After reincarnation, I needed ammunition, so I rummaged through a couple of nearby caches. Then I stepped into the opening again, quickly dealt with the guards, and, remembering her attacks, emptied all the bullets straight into her face. Unfortunately, she didn’t think about dying. I fought her countless times, saving every bullet and trying the craziest strategies – the space around was filled with walls and columns, so I, like a matador, tried to direct the boss towards them. No results. Last time, I noticed that the wooden floor breaks under the weight of the Big Momma, and the center of the arena looked exactly like wood. The next twenty minutes, I danced around her on that wooden floor, praying to all imaginable and unimaginable gods for her to finally fall through. And again, failure.
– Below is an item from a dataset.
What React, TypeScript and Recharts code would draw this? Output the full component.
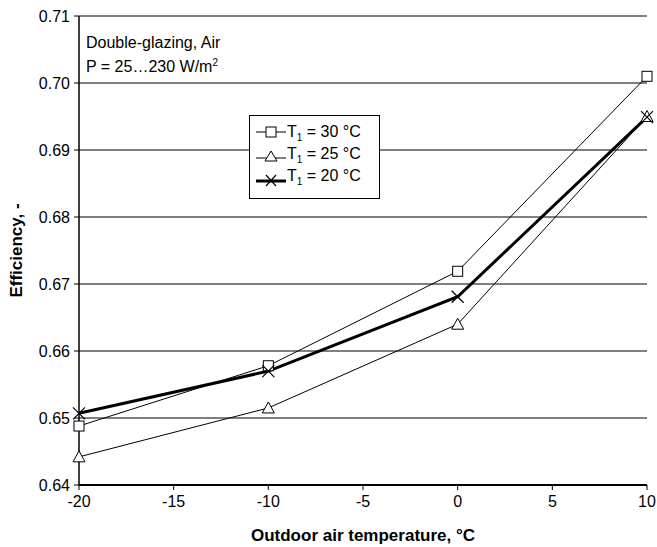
import React from 'react';
import {
  LineChart,
  Line,
  XAxis,
  YAxis,
  CartesianGrid,
} from 'recharts';

// Outdoor air temperature, °C
const temps = [-20, -10, 0, 10];
// Efficiency per inlet temperature T1
const eff30 = [0.6488, 0.6578, 0.6719, 0.701];
const eff25 = [0.6442, 0.6515, 0.664, 0.695];
const eff20 = [0.6507, 0.657, 0.6681, 0.6949];

const xTicks = [-20, -15, -10, -5, 0, 5, 10];
const yTicks = [0.64, 0.65, 0.66, 0.67, 0.68, 0.69, 0.7, 0.71];

const seriesNames = ['30', '25', '20'];

const data = temps.map((t, i) => ({
  t,
  s30: eff30[i],
  s25: eff25[i],
  s20: eff20[i],
}));

const FONT = '"Liberation Sans", Arial, sans-serif';

const Square = (p: any) => {
  const { cx, cy, index } = p;
  if (cx == null || cy == null) return <g key={index} />;
  return (
    <rect key={index} x={cx - 5} y={cy - 5} width={10} height={10} fill="#fff" stroke="#000" strokeWidth={1} />
  );
};

const Triangle = (p: any) => {
  const { cx, cy, index } = p;
  if (cx == null || cy == null) return <g key={index} />;
  return (
    <path
      key={index}
      d={`M${cx},${cy - 6} L${cx + 6},${cy + 5} L${cx - 6},${cy + 5} Z`}
      fill="#fff"
      stroke="#000"
      strokeWidth={1}
    />
  );
};

const Cross = (p: any) => {
  const { cx, cy, index } = p;
  if (cx == null || cy == null) return <g key={index} />;
  return (
    <path
      key={index}
      d={`M${cx - 6},${cy - 6} L${cx + 6},${cy + 6} M${cx + 6},${cy - 6} L${cx - 6},${cy + 6}`}
      stroke="#000"
      strokeWidth={1.2}
    />
  );
};

const legendIcons = [
  (
    <g>
      <line x1={0} y1={10} x2={30} y2={10} stroke="#000" strokeWidth={1} />
      <rect x={10} y={5} width={10} height={10} fill="#fff" stroke="#000" />
    </g>
  ),
  (
    <g>
      <line x1={0} y1={14} x2={30} y2={14} stroke="#000" strokeWidth={1} />
      <path d="M15,7 L21,17 L9,17 Z" fill="#fff" stroke="#000" />
    </g>
  ),
  (
    <g>
      <line x1={0} y1={15} x2={30} y2={15} stroke="#000" strokeWidth={3} />
      <path d="M10,9 L20,20 M20,9 L10,20" stroke="#000" strokeWidth={1.2} />
    </g>
  ),
];

const LegendBox = () => (
  <div
    style={{
      position: 'absolute',
      left: 249,
      top: 115,
      border: '1px solid #000',
      background: '#fff',
      width: 131,
      height: 84,
      boxSizing: 'border-box',
      padding: '6px 0 0 6px',
      fontFamily: FONT,
      fontSize: 16,
      color: '#000',
    }}
  >
    {seriesNames.map((n, i) => (
      <div key={n} style={{ display: 'flex', alignItems: 'center', height: 22 }}>
        <svg width={31} height={22} style={{ display: 'block' }}>
          {legendIcons[i]}
        </svg>
        <span style={{ whiteSpace: 'nowrap' }}>
          T<sub style={{ fontSize: 10 }}>1</sub> = {n} °C
        </span>
      </div>
    ))}
  </div>
);

export default function App() {
  return (
    <div style={{ position: 'absolute', left: 0, top: 0, width: 657, height: 547, background: '#fff' }}>
      <LineChart
        width={657}
        height={547}
        data={data}
        margin={{ top: 16, right: 10, left: 0, bottom: 0 }}
        style={{ fontFamily: FONT }}
      >
        <CartesianGrid horizontal vertical={false} stroke="#000" strokeWidth={1} />
        <XAxis
          dataKey="t"
          type="number"
          domain={[-20, 10]}
          ticks={xTicks}
          height={62}
          axisLine={{ stroke: '#000', strokeWidth: 2 }}
          tickLine={{ stroke: '#000' }}
          tickSize={5}
          tick={{ fill: '#000', fontSize: 16, fontFamily: FONT }}
          tickMargin={6}
          label={{
            value: 'Outdoor air temperature, °C',
            position: 'insideBottom',
            offset: 6,
            style: { fill: '#000', fontSize: 17, fontWeight: 'bold', fontFamily: FONT },
          }}
        />
        <XAxis
          xAxisId="top"
          orientation="top"
          dataKey="t"
          type="number"
          domain={[-20, 10]}
          height={0}
          tick={false}
          tickLine={false}
          axisLine={{ stroke: '#000', strokeWidth: 1 }}
        />
        <YAxis
          type="number"
          domain={[0.64, 0.71]}
          ticks={yTicks}
          width={79}
          interval={0}
          axisLine={{ stroke: '#000', strokeWidth: 1.5 }}
          tickLine={{ stroke: '#000' }}
          tickSize={5}
          tickFormatter={(v: number) => v.toFixed(2)}
          tick={{ fill: '#000', fontSize: 16, fontFamily: FONT }}
          tickMargin={4}
          label={{
            value: 'Efficiency, -',
            angle: -90,
            position: 'insideLeft',
            offset: 16,
            style: { fill: '#000', fontSize: 17, fontWeight: 'bold', fontFamily: FONT, textAnchor: 'middle' },
          }}
        />
        <YAxis
          yAxisId="right"
          orientation="right"
          type="number"
          domain={[0.64, 0.71]}
          width={0}
          tick={false}
          tickLine={false}
          axisLine={{ stroke: '#000', strokeWidth: 1 }}
        />
        <Line
          dataKey="s30"
          name="T1 = 30 °C"
          stroke="#000"
          strokeWidth={1}
          dot={Square}
          activeDot={false}
          isAnimationActive={false}
        />
        <Line
          dataKey="s25"
          name="T1 = 25 °C"
          stroke="#000"
          strokeWidth={1}
          dot={Triangle}
          activeDot={false}
          isAnimationActive={false}
        />
        <Line
          dataKey="s20"
          name="T1 = 20 °C"
          stroke="#000"
          strokeWidth={3}
          dot={Cross}
          activeDot={false}
          isAnimationActive={false}
        />
      </LineChart>
      <LegendBox />
      <div
        style={{
          position: 'absolute',
          left: 86,
          top: 31,
          fontFamily: FONT,
          fontSize: 16,
          lineHeight: '24px',
          color: '#000',
        }}
      >
        <div>Double-glazing, Air</div>
        <div>
          P = 25…230 W/m<sup style={{ fontSize: 10, verticalAlign: 'super', lineHeight: 0 }}>2</sup>
        </div>
      </div>
    </div>
  );
}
In the end, the Big Momma was defeated, but only after getting stuck near a wall, after which I approached closely and shot her in the face about two hundred times. It took about ten minutes, which felt like three hours. And of course, as expected, after she finally collapsed to the ground, I got the coveted achievement. In general, Metro: Last Light has joined a very specific club of games that make me wonder what the hell I’m doing with my life.
Last Light is a decent game, but it’s not as good as its predecessor. Metro 2033 had its flaws, but it tried to go its own way. But Last Light feels like a regression. There are enough similarities between these two games, but our reviewed game today is a more conservative FPS. While 2033 had a few terrible mistakes, Last Light got too caught up in competing with other titles at the expense of finding itself. So sit down and play Last Light, leaving your expectations behind, and you will be pleasantly surprised. Not the highest praise, right?